A True Boiler in the Basement
As a military kid who spent much of her childhood on the move, Janet Lovell put down some serious roots after discovering Purdue as a teenager. She earned a biology degree in 1972 (and later a master’s from the School of Science in 1994) and has subsequently clocked in 35 years in the School of Civil Engineering as a lab manager. Today, she’s responsible for maintaining the equipment and training students in both the materials chemistry and the geotechnical laboratories.
With a friendly and familiar face in the Civil Engineering Building (CIVL) for nearly four decades, Lovell has no doubt witnessed a number of student hairstyle and fashion changes in that time. But what’s the biggest change she’s seen in students since 1973? It’s not so much about a transition from bellbottoms and long hair to Ugg boots and iPhones but rather the skills students bring with them to campus straight out of high school. “The onset of computers has been the main thing,” she says. “You can do a whole lot more with data acquisition now, and students come in expecting to do more.”

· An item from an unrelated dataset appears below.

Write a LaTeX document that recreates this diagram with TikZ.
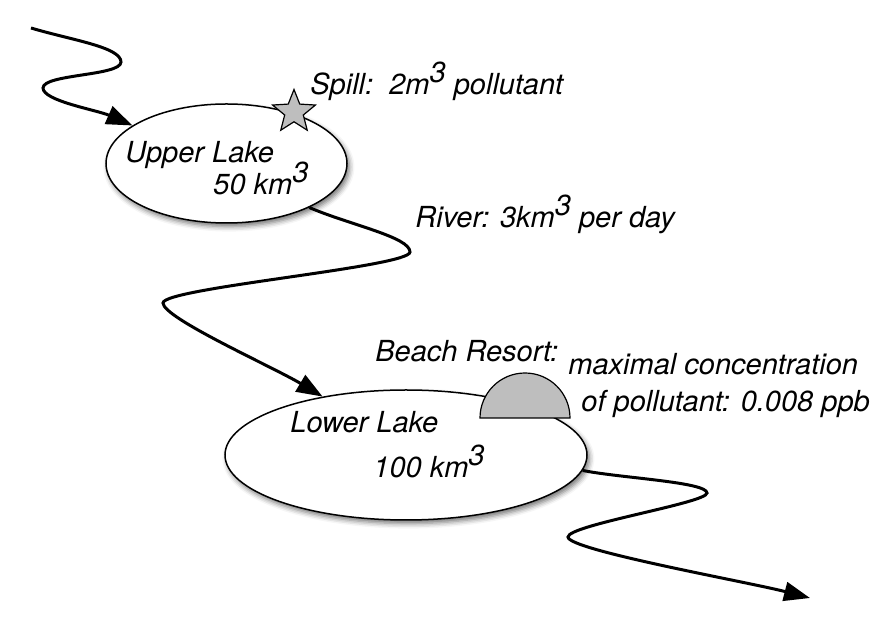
\documentclass[tikz,border=0pt]{standalone}
\usepackage{fontspec}
\setmainfont{TeX Gyre Heros}
\definecolor{resortgray}{RGB}{190,190,190}
\usepackage{tikz}
\usetikzlibrary{shapes,arrows.meta,positioning,shadows.blur}
\newcommand{\cubed}{\raisebox{0.42em}{3}}

\begin{document}
\begin{tikzpicture}[x=0.5pt, y=-0.5pt,
        lake/.style={ellipse, draw, line width=0.75pt, fill=white, inner sep=0pt,
            blur shadow={shadow xshift=1.2pt, shadow yshift=-1.8pt, shadow blur radius=2.5pt, shadow opacity=55}},
        river/.style={line width=1.5pt, -{Triangle[length=13pt, width=9.5pt]}},
        lbl/.style={anchor=base west, inner sep=0pt, font=\itshape\fontsize{14.5}{17}\selectfont}]
    \useasboundingbox (0,0) rectangle (890,624);

    % lakes
    \node[lake, minimum width=120.5pt, minimum height=59.5pt] (upper) at (226.5,163.5) {};
    \node[lake, minimum width=181pt, minimum height=65pt] (lower) at (406,455) {};

    \node[lbl] (upperName) at (125,163) {Upper Lake};
    \node[lbl] (upperVol) at (213,195) {50 km\cubed};
    \node[lbl] (lowerName) at (290,433) {Lower Lake};
    \node[lbl] (lowerVol) at (373,478) {100 km\cubed};

    % spill
    \node[star, star points=5, star point ratio=2.3, draw, line width=0.6pt, fill=resortgray,
        inner sep=0pt, minimum size=22.5pt] (spill) at (294,112) {};
    \node[lbl] (spillText) at (310,95) {Spill:\ \ 2m\cubed\ pollutant};

    % beach resort
    \draw[line width=0.6pt, fill=resortgray] (480,418) arc[start angle=180, end angle=360, radius=45] -- cycle;
    \node[lbl] (resortText) at (375,362) {Beach Resort:};
    \node[lbl] (limitA) at (568,375) {maximal concentration};
    \node[lbl] (limitB) at (581,412) {of pollutant: 0.008 ppb};

    % rivers
    \coordinate (source) at (31,28);
    \coordinate (sink) at (810,598);
    \draw[river] (source) .. controls (71,40) and (121,47) .. (121,62)
        .. controls (121,76) and (43,74) .. (43,88)
        .. controls (43,101) and (97,110) .. (upper.158);
    \draw[river] (upper.-28) .. controls (350,225) and (410,237) .. (410,252)
        .. controls (410,267) and (163,288) .. (163,303)
        .. controls (163,318) and (273,367) .. (lower.145);
    \draw[river] (lower.-5) .. controls (620,478) and (707,482) .. (707,493)
        .. controls (707,503) and (568,525) .. (568,537)
        .. controls (568,550) and (748,582) .. (sink);
    \node[lbl] (riverText) at (415,228) {River: 3km\cubed\ per day};
\end{tikzpicture}
\end{document}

Still, computer smarts alone don’t mean students arrive with full knowledge of how to run the equipment, so Lovell trains them with a focus on both proper usage and safety. From a high-temperature furnace to chromatography equipment to thermal gravimetric analysis, Lovell helps build on classroom theory with the lab’s hands-on component. “They still have to learn those tasks,” she says.
Janet Lovell, a CE lab manager, stands before the shelved samples, which are the byproduct of dozens of student experiments over the years.

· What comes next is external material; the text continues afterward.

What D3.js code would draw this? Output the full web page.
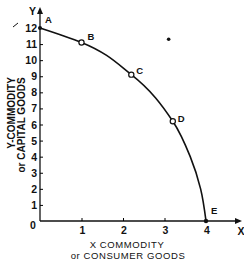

A longtime member of various safety committees, Lovell now chairs the civil engineering safety committee, which is helping bring together various departments within the building. As chair, she’s helping keep Purdue in accordance with federal regulations, as well as preparing for emergency building evacuation plans. Kathy Banks, the Bowen Engineering Head and Professor of Civil Engineering, appreciates her watchful eye. “The safety of our students, faculty, and staff in the civil engineering laboratories is of the highest priority to the school,” Banks says. “Janet’s extensive laboratory experience and excellent attention to detail make her the ideal leader for the committee.”

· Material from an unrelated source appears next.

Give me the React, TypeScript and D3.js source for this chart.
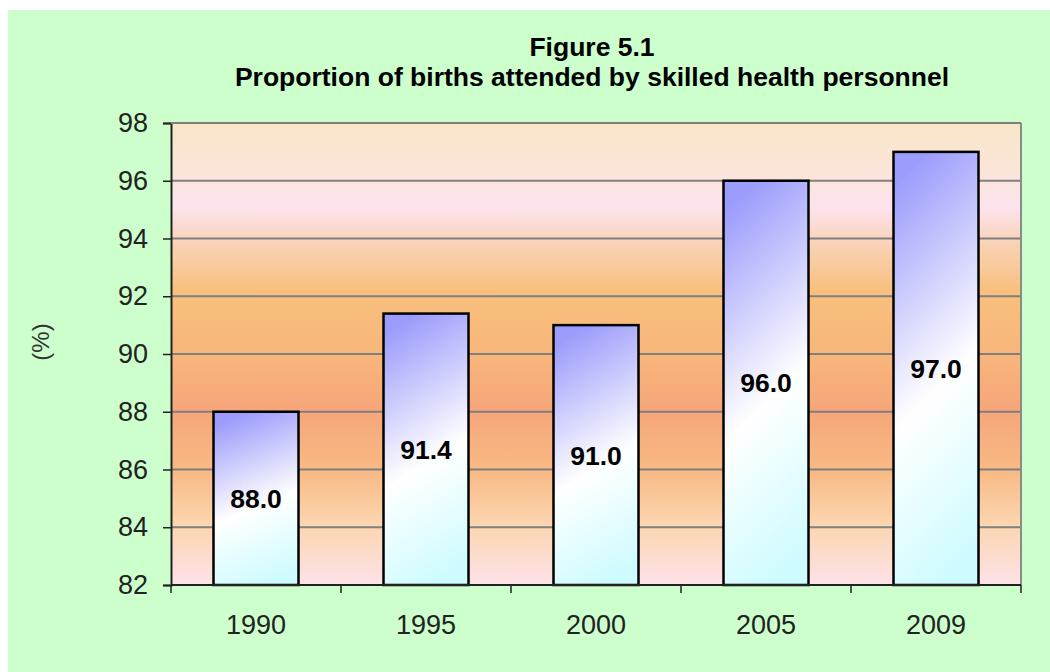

From labs to offices, Lovell wants to keep CIVL safe. “We want to keep track of all of the available chemicals,” she says, “particularly those that the Feds want us to track."
While there are still miles to go before she sleeps, or dare we say retires, Lovell maintains her active role to help keep a large school running smoothly. And however much she works “behind the scenes,” it’s a role that’s not unnoticed. “Janet’s dedication to Purdue is inspiring to all of us,” Banks adds. “Over the last 35 years, she has significantly contributed to the educational growth of thousands of students. This is an amazing contribution to our school and the field of civil engineering.”
And while those thousands have passed through the basement labs in what surely must seem like record time in retrospect, Lovell remains ever cognizant of proper training and doing things the right and safe way.